Stated exercise ▸ From the listing that follows, output everything exactly except the pictures.
#### Given data
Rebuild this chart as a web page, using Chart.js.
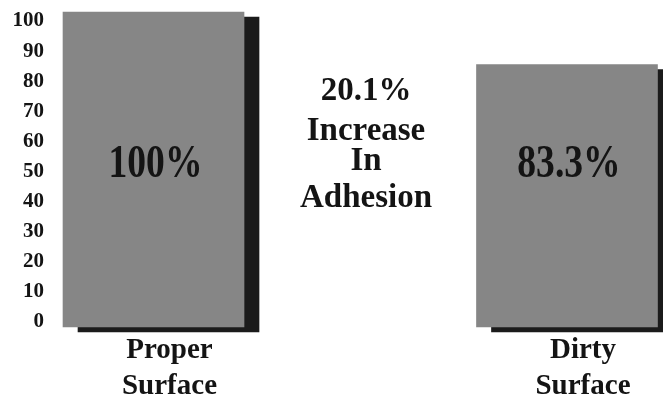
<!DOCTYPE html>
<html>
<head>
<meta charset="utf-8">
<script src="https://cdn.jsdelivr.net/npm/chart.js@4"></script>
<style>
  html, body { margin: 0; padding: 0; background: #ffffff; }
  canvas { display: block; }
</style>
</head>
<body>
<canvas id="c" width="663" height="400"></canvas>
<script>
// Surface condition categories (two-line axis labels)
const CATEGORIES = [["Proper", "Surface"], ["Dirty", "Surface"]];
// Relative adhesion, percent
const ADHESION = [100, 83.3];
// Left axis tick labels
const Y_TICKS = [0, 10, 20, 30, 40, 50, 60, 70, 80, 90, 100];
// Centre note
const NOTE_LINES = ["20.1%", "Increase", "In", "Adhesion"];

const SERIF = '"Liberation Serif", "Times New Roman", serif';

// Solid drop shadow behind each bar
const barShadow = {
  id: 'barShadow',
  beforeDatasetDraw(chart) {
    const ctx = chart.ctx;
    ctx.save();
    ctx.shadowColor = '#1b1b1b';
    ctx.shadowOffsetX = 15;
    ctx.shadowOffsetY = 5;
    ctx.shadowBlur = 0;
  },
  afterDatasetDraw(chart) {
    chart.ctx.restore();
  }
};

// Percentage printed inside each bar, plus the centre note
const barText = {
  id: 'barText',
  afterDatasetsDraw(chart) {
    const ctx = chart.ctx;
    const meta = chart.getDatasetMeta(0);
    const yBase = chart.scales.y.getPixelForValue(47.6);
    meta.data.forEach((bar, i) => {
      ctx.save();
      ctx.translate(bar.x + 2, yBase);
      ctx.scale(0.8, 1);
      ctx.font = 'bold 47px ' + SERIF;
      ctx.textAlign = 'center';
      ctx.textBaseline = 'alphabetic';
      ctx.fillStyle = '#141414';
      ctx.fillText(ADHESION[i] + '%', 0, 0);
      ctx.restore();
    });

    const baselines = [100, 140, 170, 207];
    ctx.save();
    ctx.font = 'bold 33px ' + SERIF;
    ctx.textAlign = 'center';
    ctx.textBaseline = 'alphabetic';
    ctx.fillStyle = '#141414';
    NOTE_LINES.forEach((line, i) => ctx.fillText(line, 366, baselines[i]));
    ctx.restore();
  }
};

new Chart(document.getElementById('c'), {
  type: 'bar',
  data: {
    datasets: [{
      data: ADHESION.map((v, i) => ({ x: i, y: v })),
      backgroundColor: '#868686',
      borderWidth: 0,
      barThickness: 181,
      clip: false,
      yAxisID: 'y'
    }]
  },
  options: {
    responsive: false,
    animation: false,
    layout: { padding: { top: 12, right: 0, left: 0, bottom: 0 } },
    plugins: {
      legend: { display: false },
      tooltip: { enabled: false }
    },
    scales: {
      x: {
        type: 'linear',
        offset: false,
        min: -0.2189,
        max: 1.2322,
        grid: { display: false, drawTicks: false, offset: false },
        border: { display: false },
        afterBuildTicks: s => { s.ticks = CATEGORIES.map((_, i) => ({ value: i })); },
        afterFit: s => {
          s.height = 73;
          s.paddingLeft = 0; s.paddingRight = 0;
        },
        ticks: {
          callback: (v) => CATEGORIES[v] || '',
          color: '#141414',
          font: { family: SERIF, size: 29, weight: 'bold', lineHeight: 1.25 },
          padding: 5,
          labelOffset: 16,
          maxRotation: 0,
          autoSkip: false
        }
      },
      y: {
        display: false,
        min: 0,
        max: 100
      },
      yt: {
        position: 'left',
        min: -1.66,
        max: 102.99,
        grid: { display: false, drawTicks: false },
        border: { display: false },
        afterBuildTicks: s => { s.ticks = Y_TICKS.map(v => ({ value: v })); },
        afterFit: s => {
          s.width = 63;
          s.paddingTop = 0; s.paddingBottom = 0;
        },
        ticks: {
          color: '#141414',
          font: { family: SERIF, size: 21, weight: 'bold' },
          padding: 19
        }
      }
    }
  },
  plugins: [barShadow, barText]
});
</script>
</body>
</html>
########
Problem solution ▸
Rebuild this chart as a web page, using Chart.js.
<!DOCTYPE html>
<html>
<head>
<meta charset="utf-8">
<script src="https://cdn.jsdelivr.net/npm/chart.js@4"></script>
<style>
  html, body { margin: 0; padding: 0; background: #ffffff; }
  canvas { display: block; }
</style>
</head>
<body>
<canvas id="c" width="663" height="400"></canvas>
<script>
// Surface condition categories (two-line axis labels)
const CATEGORIES = [["Proper", "Surface"], ["Dirty", "Surface"]];
// Relative adhesion, percent
const ADHESION = [100, 83.3];
// Left axis tick labels
const Y_TICKS = [0, 10, 20, 30, 40, 50, 60, 70, 80, 90, 100];
// Centre note
const NOTE_LINES = ["20.1%", "Increase", "In", "Adhesion"];

const SERIF = '"Liberation Serif", "Times New Roman", serif';

// Solid drop shadow behind each bar
const barShadow = {
  id: 'barShadow',
  beforeDatasetDraw(chart) {
    const ctx = chart.ctx;
    ctx.save();
    ctx.shadowColor = '#1b1b1b';
    ctx.shadowOffsetX = 15;
    ctx.shadowOffsetY = 5;
    ctx.shadowBlur = 0;
  },
  afterDatasetDraw(chart) {
    chart.ctx.restore();
  }
};

// Percentage printed inside each bar, plus the centre note
const barText = {
  id: 'barText',
  afterDatasetsDraw(chart) {
    const ctx = chart.ctx;
    const meta = chart.getDatasetMeta(0);
    const yBase = chart.scales.y.getPixelForValue(47.6);
    meta.data.forEach((bar, i) => {
      ctx.save();
      ctx.translate(bar.x + 2, yBase);
      ctx.scale(0.8, 1);
      ctx.font = 'bold 47px ' + SERIF;
      ctx.textAlign = 'center';
      ctx.textBaseline = 'alphabetic';
      ctx.fillStyle = '#141414';
      ctx.fillText(ADHESION[i] + '%', 0, 0);
      ctx.restore();
    });

    const baselines = [100, 140, 170, 207];
    ctx.save();
    ctx.font = 'bold 33px ' + SERIF;
    ctx.textAlign = 'center';
    ctx.textBaseline = 'alphabetic';
    ctx.fillStyle = '#141414';
    NOTE_LINES.forEach((line, i) => ctx.fillText(line, 366, baselines[i]));
    ctx.restore();
  }
};

new Chart(document.getElementById('c'), {
  type: 'bar',
  data: {
    datasets: [{
      data: ADHESION.map((v, i) => ({ x: i, y: v })),
      backgroundColor: '#868686',
      borderWidth: 0,
      barThickness: 181,
      clip: false,
      yAxisID: 'y'
    }]
  },
  options: {
    responsive: false,
    animation: false,
    layout: { padding: { top: 12, right: 0, left: 0, bottom: 0 } },
    plugins: {
      legend: { display: false },
      tooltip: { enabled: false }
    },
    scales: {
      x: {
        type: 'linear',
        offset: false,
        min: -0.2189,
        max: 1.2322,
        grid: { display: false, drawTicks: false, offset: false },
        border: { display: false },
        afterBuildTicks: s => { s.ticks = CATEGORIES.map((_, i) => ({ value: i })); },
        afterFit: s => {
          s.height = 73;
          s.paddingLeft = 0; s.paddingRight = 0;
        },
        ticks: {
          callback: (v) => CATEGORIES[v] || '',
          color: '#141414',
          font: { family: SERIF, size: 29, weight: 'bold', lineHeight: 1.25 },
          padding: 5,
          labelOffset: 16,
          maxRotation: 0,
          autoSkip: false
        }
      },
      y: {
        display: false,
        min: 0,
        max: 100
      },
      yt: {
        position: 'left',
        min: -1.66,
        max: 102.99,
        grid: { display: false, drawTicks: false },
        border: { display: false },
        afterBuildTicks: s => { s.ticks = Y_TICKS.map(v => ({ value: v })); },
        afterFit: s => {
          s.width = 63;
          s.paddingTop = 0; s.paddingBottom = 0;
        },
        ticks: {
          color: '#141414',
          font: { family: SERIF, size: 21, weight: 'bold' },
          padding: 19
        }
      }
    }
  },
  plugins: [barShadow, barText]
});
</script>
</body>
</html>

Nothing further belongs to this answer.